Adherence to GAAP is crucial for maintaining investor confidence as it ensures that financial statements are accurate and reliable.
Earnings releases often summarize key financial metrics calculated according to GAAP, allowing for meaningful comparisons with prior periods.
During conference calls, management discusses GAAP results to provide context to their operational performance and strategic decisions.
Non-compliance with GAAP can lead to legal consequences and loss of investor trust, affecting a company's stock price and market reputation.
Review Questions
How does GAAP influence the way companies present their earnings during releases?
GAAP influences earnings presentations by establishing standardized rules for calculating and reporting financial results. This standardization allows investors to compare earnings across different companies consistently. In earnings releases, companies highlight key metrics like net income and revenue, calculated according to GAAP, ensuring that stakeholders receive clear and comparable information about the company’s performance.
Discuss the implications of using GAAP for a company’s reputation in earnings conference calls.
Using GAAP enhances a company's reputation during earnings conference calls by demonstrating transparency and accountability in financial reporting. When companies consistently follow these principles, it builds trust with investors and analysts who rely on accurate financial data to make informed decisions. Conversely, any deviation from GAAP can raise red flags, leading to skepticism about the company's integrity and long-term viability.
Evaluate the impact of GAAP compliance on investor decision-making during earnings releases.

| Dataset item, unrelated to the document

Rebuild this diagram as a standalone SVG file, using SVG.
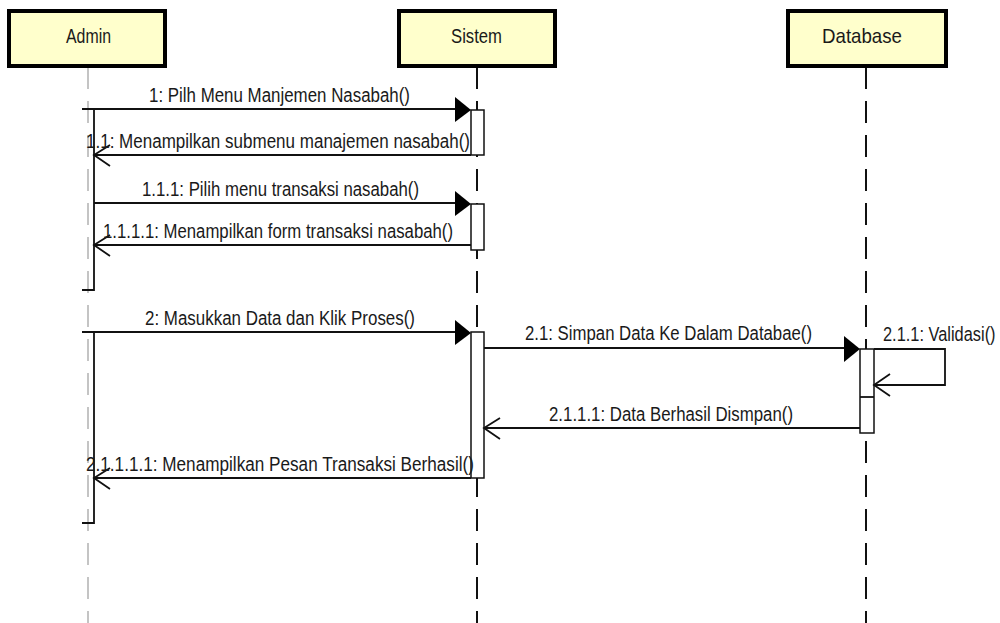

GAAP compliance significantly impacts investor decision-making as it assures them of the reliability of the financial information presented. Investors utilize this consistency to analyze trends over time, compare performance with peers, and assess the overall risk associated with their investments. By adhering to GAAP, companies enable investors to make more informed choices based on standardized metrics, ultimately influencing investment strategies and market perceptions.
Related terms
IFRS: International Financial Reporting Standards, which are global accounting standards that differ from GAAP and are used by companies outside the United States.
SEC: The U.S. Securities and Exchange Commission, a regulatory body that oversees the enforcement of securities laws and ensures companies adhere to GAAP in their financial reporting.
Financial Statements: Documents that provide an overview of a company's financial condition, including the balance sheet, income statement, and cash flow statement, all of which must comply with GAAP.